The main sources of demographic data include vital registration system of births and deaths and census.
From these demographic studies many statistical conclusions can be drawn as given below:
1. Population of the country in any particular year.
2. Birth rate.
3. Death rate.
4. The difference between birth rate and death rate results in addition to the net population every year.
5. Men-women ratio, married and unmarried.
6. Per capita income.
7. Per capita agriculture land.
8. Nourishment and undernourishment data.
9. Literacy rate.
10. Density of population per sq. km.
11. The distribution of urban and rural population.
12. Religious composition.
13. Life expectation data.
From census studies it is found out that about 80% of the world’s population is living in the developing countries and the remaining 20% of the world’s population is living in developed countries. According to history of population the population growth takes place according to a cycle known as demographic cycle. This cycle is divided into following stages:
(a) High Stationary Stage:
It is the first stage during which the population remains stationary because there is a high birth rate as well as high death rate which cancel each other hence the population remains stationary.

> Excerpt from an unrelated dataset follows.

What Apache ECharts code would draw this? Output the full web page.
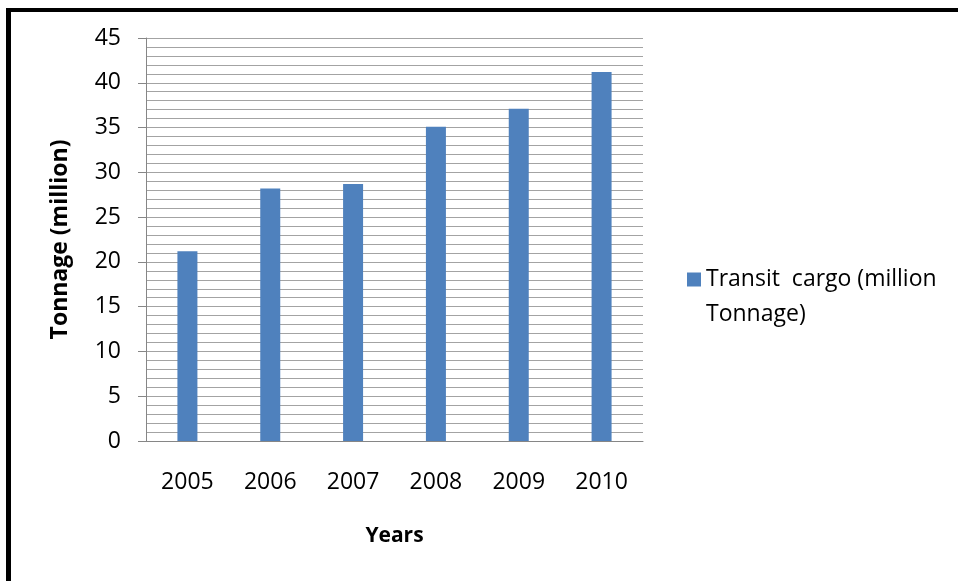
<!DOCTYPE html>
<html>
<head>
<meta charset="utf-8">
<script src="https://cdn.jsdelivr.net/npm/echarts@6/dist/echarts.min.js"></script>
<style>
  html, body { margin: 0; padding: 0; background: #fff; }
  #main { width: 958px; height: 581px; }
</style>
</head>
<body>
<div id="main"></div>
<script>
var years = ["2005", "2006", "2007", "2008", "2009", "2010"];
var transitCargo = [21.2, 28.2, 28.7, 35.1, 37.1, 41.2];
var seriesName = "Transit  cargo (million\nTonnage)";

var font = "'Open Sans', sans-serif";

var myChart = echarts.init(document.getElementById("main"));
myChart.setOption({
  animation: false,
  textStyle: { fontFamily: font },
  // black frame on the top and left edges
  graphic: [
    { type: "rect", left: 6, top: 8, shape: { width: 952, height: 4 }, style: { fill: "#000" } },
    { type: "rect", left: 6, top: 8, shape: { width: 5, height: 573 }, style: { fill: "#000" } },
  ],
  grid: {
    left: 146,
    right: 315,
    top: 38,
    bottom: 140,
    show: false,
  },
  legend: {
    left: 682,
    top: 222,
    itemWidth: 14,
    itemHeight: 14,
    itemGap: 0,
    icon: "rect",
    // blank first line so the marker sits beside the first text line
    formatter: function (name) {
      return "\n" + name;
    },
    textStyle: {
      fontSize: 23,
      color: "#000",
      lineHeight: 35,
      fontFamily: font,
    },
    data: [seriesName],
  },
  xAxis: {
    type: "category",
    data: years,
    name: "Years",
    nameLocation: "middle",
    nameGap: 85,
    nameTextStyle: { fontSize: 21, fontWeight: "bold", color: "#000", fontFamily: font },
    axisLine: { lineStyle: { color: "#868686", width: 1 } },
    axisTick: { show: false },
    axisLabel: { margin: 30, fontSize: 23, color: "#000", fontFamily: font },
  },
  yAxis: {
    type: "value",
    min: 0,
    max: 45,
    interval: 5,
    name: "Tonnage (million)",
    nameLocation: "middle",
    nameGap: 74,
    nameRotate: 90,
    nameTextStyle: { fontSize: 23, fontWeight: "bold", color: "#000", fontFamily: font },
    axisLine: { show: true, lineStyle: { color: "#868686", width: 1 } },
    axisTick: { show: true, length: 8, lineStyle: { color: "#868686" } },
    axisLabel: { margin: 25, fontSize: 23, color: "#000", fontFamily: font },
    splitLine: { show: true, lineStyle: { color: "#a3a3a3", width: 1 } },
    minorTick: { show: false, splitNumber: 5 },
    minorSplitLine: { show: true, lineStyle: { color: "#a3a3a3", width: 1 } },
  },
  series: [
    {
      name: seriesName,
      type: "bar",
      data: transitCargo,
      barWidth: 20,
      itemStyle: { color: "#4f81bd" },
    },
  ],
});
</script>
</body>
</html>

(b) Early Expanding Stage:
It is the second stage during which the death rate begins to fall but the birth rate remains unchanged so there is increase in the population. Most of the developing countries like India fall in this stage.
(c) Late Expanding Stage:
It is the third stage during which the birth rate decreases but still the population continues to increase because the birth rate is still higher than the death rate.
(d) Low Stationary Stage:
It is the fourth stage during which the population remains almost stationary because there is low birth rate as well as low death rate. Developed countries like America fall in this stage.
(e) Declining Stage:
It is the fifth stage during which the population begins to decrease because the birth rate is lower than the death rate.